Historically, adding derivatives to a spot market has been an indication of maturity, and we see these contracts as a natural progression in the expansion of bitcoin (and all cryptocurrencies) as an asset class.

These developments also signal that action will only continue, as futures have been a known precursor to an ETF — and NYSE and CBOE have both announced plans to list. Futures and ETFs are familiar to institutional money, and many investors who have been on the sidelines are using these products to gain exposure to cryptocurrencies.

Market players change face

Bitcoin has always had a diverse group of followers, historically made up of early adopters, crypto-centric companies, individual traders, high net-worth individuals and a small group of institutional traders like Cumberland.

But it’s the birth of the crypto-specific hedge fund that has really signaled a trend from education to action among institutional capital. At Cumberland, we saw these funds emerge this year in truly meaningful numbers, from a handful in 2016 to around 70 in the middle part of this year to now more than 120 and growing, a figure which represents approximately 1 percent of all hedge funds globally.

We’re seeing everything from early crypto-enthusiasts who did well for themselves now running funds to the more established funds turning their full-time focus on cryptocurrencies.

From our perspective, it’s a trend that shows no signs of slowing down in 2018.

We’re also seeing the changing face of the cryptocurrency investor reflected in the shifting landscape between early crypto movers — let’s call them bitcoin 1.0 — and newer users or bitcoin 2.0.

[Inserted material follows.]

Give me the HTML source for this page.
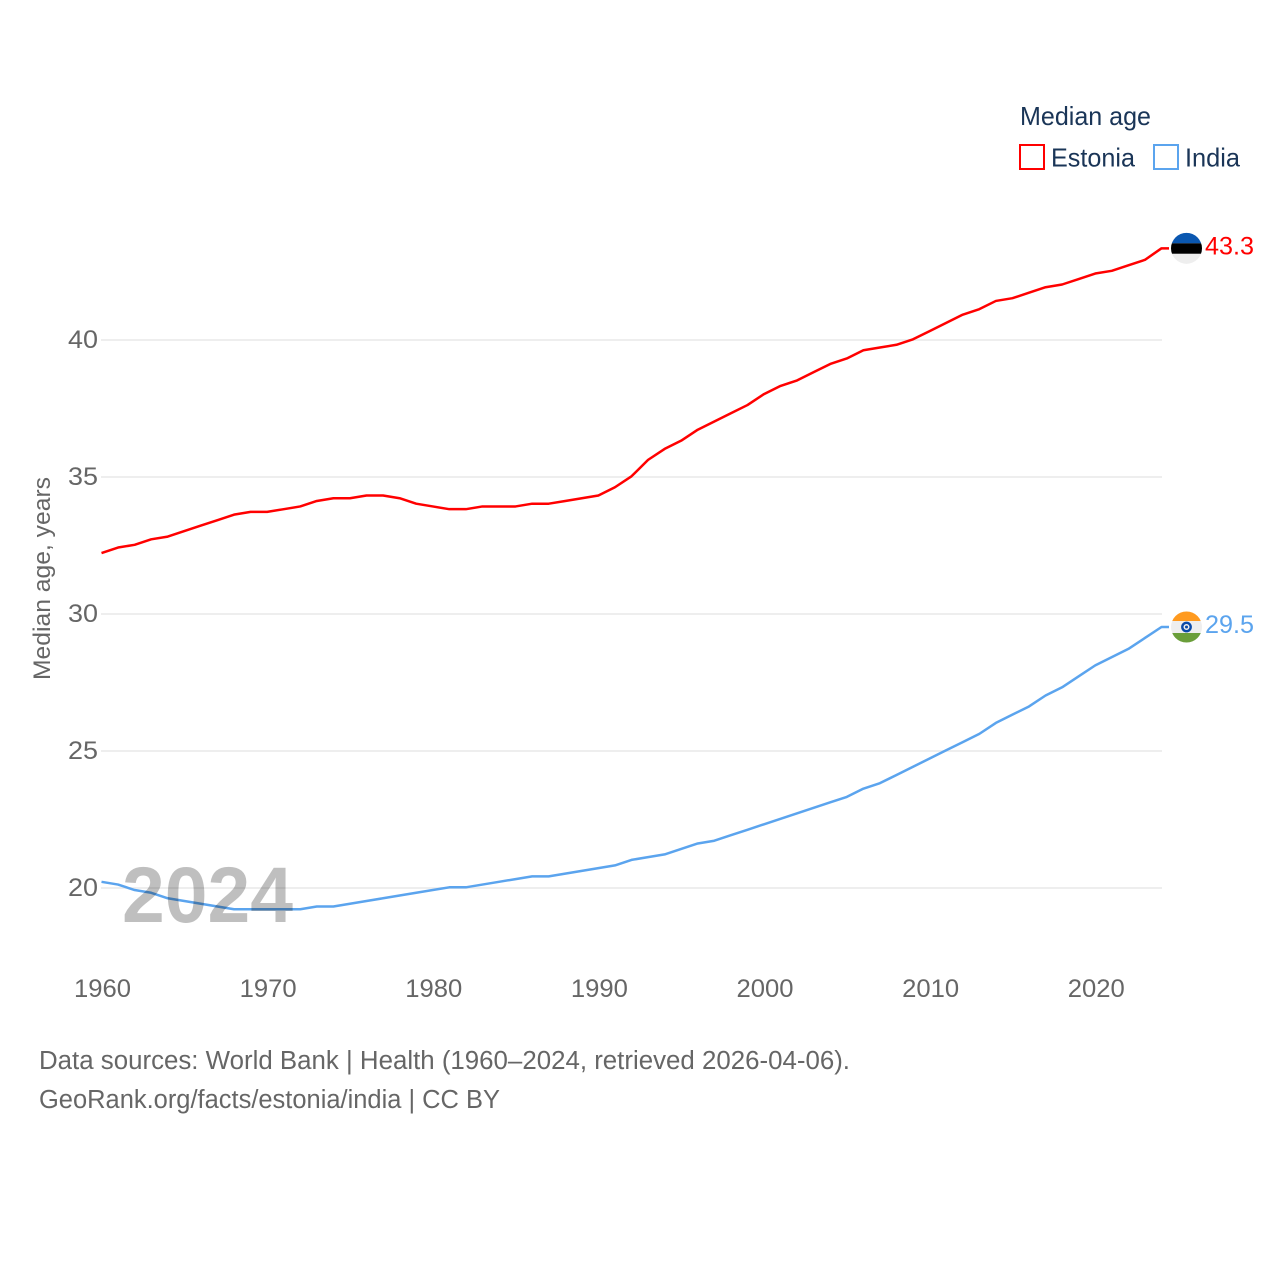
<!DOCTYPE html>
<html lang="en">
<head>
<meta charset="utf-8">
<title>Median age: Estonia and India</title>
<style>
html,body{margin:0;padding:0;background:#fff;}
svg{display:block;font-family:"Liberation Sans",sans-serif;}
</style>
</head>
<body>
<svg id="chart" width="1280" height="1280" viewBox="0 0 1280 1280" xmlns="http://www.w3.org/2000/svg">
  <defs>
    <clipPath id="flag-clip-estonia"><circle cx="0" cy="0" r="15.5"/></clipPath>
    <clipPath id="flag-clip-india"><circle cx="0" cy="0" r="15.5"/></clipPath>
  </defs>
  <g id="grid"></g>
  <g id="y-ticks"></g>
  <g id="x-ticks"></g>
  <text transform="translate(50,680) rotate(-90)" font-size="24" fill="#666" textLength="203" lengthAdjust="spacingAndGlyphs">Median age, years</text>
  <g id="series"></g>
  <g id="flag-estonia" clip-path="url(#flag-clip-estonia)">
    <rect x="-16" y="-16" width="32" height="11" fill="#0a57b0"/>
    <rect x="-16" y="-5" width="32" height="10.5" fill="#000"/>
    <rect x="-16" y="5.5" width="32" height="10.5" fill="#eeeeee"/>
  </g>
  <g id="flag-india" clip-path="url(#flag-clip-india)">
    <rect x="-16" y="-16" width="32" height="10" fill="#ff9a1f"/>
    <rect x="-16" y="-6" width="32" height="12" fill="#eeeeee"/>
    <rect x="-16" y="6" width="32" height="10" fill="#6a9e3a"/>
    <circle cx="0" cy="0" r="4.2" fill="none" stroke="#0a4aa8" stroke-width="2.4"/>
    <circle cx="0" cy="0" r="1.5" fill="#0a4aa8"/>
  </g>
  <text id="label-estonia" x="1205" font-size="25" fill="#ff0000" textLength="49" lengthAdjust="spacingAndGlyphs"></text>
  <text id="label-india" x="1205" font-size="25" fill="#5ba4ee" textLength="49" lengthAdjust="spacingAndGlyphs"></text>
  <text x="122" y="922" font-size="79" font-weight="bold" fill="#000" fill-opacity="0.25" textLength="171" lengthAdjust="spacingAndGlyphs">2024</text>
  <g>
    <text x="1020" y="125" font-size="26" fill="#1a3557" textLength="131" lengthAdjust="spacingAndGlyphs">Median age</text>
    <g>
      <rect x="1020" y="145" width="24" height="24" fill="#fff" stroke="#ff0000" stroke-width="2"/>
      <text x="1051" y="166.5" font-size="26" fill="#1a3557" textLength="84" lengthAdjust="spacingAndGlyphs">Estonia</text>
    </g>
    <g>
      <rect x="1154" y="145" width="24" height="24" fill="#fff" stroke="#5ba4ee" stroke-width="2"/>
      <text x="1185" y="166.5" font-size="26" fill="#1a3557" textLength="55" lengthAdjust="spacingAndGlyphs">India</text>
    </g>
  </g>
  <text x="39" y="1069" font-size="25.5" fill="#666" textLength="811" lengthAdjust="spacingAndGlyphs">Data sources: World Bank | Health (1960–2024, retrieved 2026-04-06).</text>
  <a><text x="39" y="1108" font-size="25.5" fill="#666" textLength="461" lengthAdjust="spacingAndGlyphs">GeoRank.org/facts/estonia/india | CC BY</text></a>
</svg>
<script>
const years = [1960,1961,1962,1963,1964,1965,1966,1967,1968,1969,1970,1971,1972,1973,1974,1975,1976,1977,1978,1979,1980,1981,1982,1983,1984,1985,1986,1987,1988,1989,1990,1991,1992,1993,1994,1995,1996,1997,1998,1999,2000,2001,2002,2003,2004,2005,2006,2007,2008,2009,2010,2011,2012,2013,2014,2015,2016,2017,2018,2019,2020,2021,2022,2023,2024];
const estoniaValues = [32.2,32.4,32.5,32.7,32.8,33.0,33.2,33.4,33.6,33.7,33.7,33.8,33.9,34.1,34.2,34.2,34.3,34.3,34.2,34.0,33.9,33.8,33.8,33.9,33.9,33.9,34.0,34.0,34.1,34.2,34.3,34.6,35.0,35.6,36.0,36.3,36.7,37.0,37.3,37.6,38.0,38.3,38.5,38.8,39.1,39.3,39.6,39.7,39.8,40.0,40.3,40.6,40.9,41.1,41.4,41.5,41.7,41.9,42.0,42.2,42.4,42.5,42.7,42.9,43.32];
const indiaValues = [20.2,20.1,19.9,19.8,19.6,19.5,19.4,19.3,19.2,19.2,19.2,19.2,19.2,19.3,19.3,19.4,19.5,19.6,19.7,19.8,19.9,20.0,20.0,20.1,20.2,20.3,20.4,20.4,20.5,20.6,20.7,20.8,21.0,21.1,21.2,21.4,21.6,21.7,21.9,22.1,22.3,22.5,22.7,22.9,23.1,23.3,23.6,23.8,24.1,24.4,24.7,25.0,25.3,25.6,26.0,26.3,26.6,27.0,27.3,27.7,28.1,28.4,28.7,29.1,29.5];
const yTickValues = [20,25,30,35,40];
const xTickValues = [1960,1970,1980,1990,2000,2010,2020];
const estoniaEndLabel = "43.3";
const indiaEndLabel = "29.5";

const NS = "http://www.w3.org/2000/svg";
const plotLeft = 102, plotRight = 1162, y40 = 340, y20 = 888;
const lineOffsetX = -0.5, lineOffsetY = -0.7;
function xScale(year){ return plotLeft + (year - 1960) * (plotRight - plotLeft) / (2024 - 1960); }
function yScale(v){ return y20 + (v - 20) * (y40 - y20) / (40 - 20); }
function make(tag, attrs, parent){
  const el = document.createElementNS(NS, tag);
  for (const k in attrs) el.setAttribute(k, attrs[k]);
  parent.appendChild(el);
  return el;
}
const gridG = document.getElementById("grid");
const yG = document.getElementById("y-ticks");
const xG = document.getElementById("x-ticks");
const seriesG = document.getElementById("series");

yTickValues.forEach(function(v){
  const line = make("line", {x1: plotLeft - 1, x2: plotRight, y1: yScale(v), y2: yScale(v), stroke: "#eeeeee", "stroke-width": 2}, gridG);
  
  
  const t = make("text", {x: 98, y: yScale(v) + 8, "text-anchor": "end", "font-size": 25, fill: "#666", textLength: 30, lengthAdjust: "spacingAndGlyphs"}, yG);
  
  
  t.textContent = String(v);
});
xTickValues.forEach(function(yr){
  const t = make("text", {x: xScale(yr) + 0.5, y: 997, "text-anchor": "middle", "font-size": 25, fill: "#666", textLength: 57, lengthAdjust: "spacingAndGlyphs"}, xG);
  
  
  t.textContent = String(yr);
});
function drawSeries(values, color, name){
  let d = "";
  values.forEach(function(v, i){
    d += (i ? "L" : "M") + (xScale(years[i]) + lineOffsetX).toFixed(2) + " " + (yScale(v) + lineOffsetY).toFixed(2);
  });
  const last = values[values.length - 1];
  const endY = yScale(last) + lineOffsetY;
  d += "L" + (xScale(years[years.length - 1]) + 7) + " " + endY.toFixed(2);
  const p = make("path", {d: d, fill: "none", stroke: color, "stroke-width": 2.5, "stroke-linejoin": "round"}, seriesG);
  
  
  return endY;
}
const estEnd = drawSeries(estoniaValues, "#ff0000", "estonia-line");
const indEnd = drawSeries(indiaValues, "#5ba4ee", "india-line");
const markerX = xScale(2024) + 24.5;
document.getElementById("flag-estonia").setAttribute("transform", "translate(" + markerX + "," + estEnd + ")");
document.getElementById("flag-india").setAttribute("transform", "translate(" + markerX + "," + indEnd + ")");
const le = document.getElementById("label-estonia");
le.setAttribute("y", estEnd + 6);
le.textContent = estoniaEndLabel;
const li = document.getElementById("label-india");
li.setAttribute("y", indEnd + 6);
li.textContent = indiaEndLabel;
</script>
</body>
</html>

Both groups are ultimately trying to achieve the same goal – making bitcoin scalable, secure and usable, and making it the largest decentralized network for the movement of value. We have seen some significant developments over the last year which brought about different solutions, with one ultimately creating bitcoin cash. It remains to be seen which philosophy will come out on top and what that means for the continued mainstreaming of the asset.

Ecosystem builds on bitcoin

We also saw a shift this year as the interest in bitcoin gave rise to interest in other cryptocurrencies, with a cottage industry of new products and services emerging around them.

As people embraced bitcoin and ether, other cryptocurrencies began to attract investors, which eventually led capital into different and diverse projects. If you didn’t like certain attributes of bitcoin for whatever reason, other tokens and protocols were more readily available in 2017 than ever before, and this demand came sooner than was really expected.

There are thousands of cryptocurrencies that exist today for a wide array of utilities and use cases, and over the last year, we have seen an increase in demand for these cryptocurrencies. We believe that an overall interest in decentralized technologies, community investment and collaboration, and the dramatic increase in the market capitalization of the crypto ecosystem have all fueled this acceleration.

This year’s action also gave rise to ICOs, an entirely new layer to the ecosystem. We’ve seen the number of ICO white papers increase dramatically over the last year as entrepreneurs look to fund a dizzying array of projects.

According to Icodata.io, the number of funds raised increase by over 6,000% and the number of deals issued increase by over 2,500% year-over-year.

Action to adoption

If 2017 was about education turning to action, 2018 is about action turning to adoption. 2018 could set the stage for white papers converting into production-grade products.

Right now, investors are still exploring what their strategy will ultimately be — despite the giant increase in demand this year, a lot of it was more dipping a toe in than making a big splash. Looking at the year ahead, we expect to see the institutional capital magnified, with cryptocurrencies more fully established as an asset class.

More crypto-funds popping up, more institutions making crypto a key part of their strategy, more jurisdictions providing regulatory clarity. And to be clear, many of the ideas and projects in the marketplace will fail, but may give rise to better developed ideas and projects down the line.

While it’s still early days and no one knows with certainty how this will all play it, I expect it will be fascinating ride — and Cumberland is looking forward to being here at every step.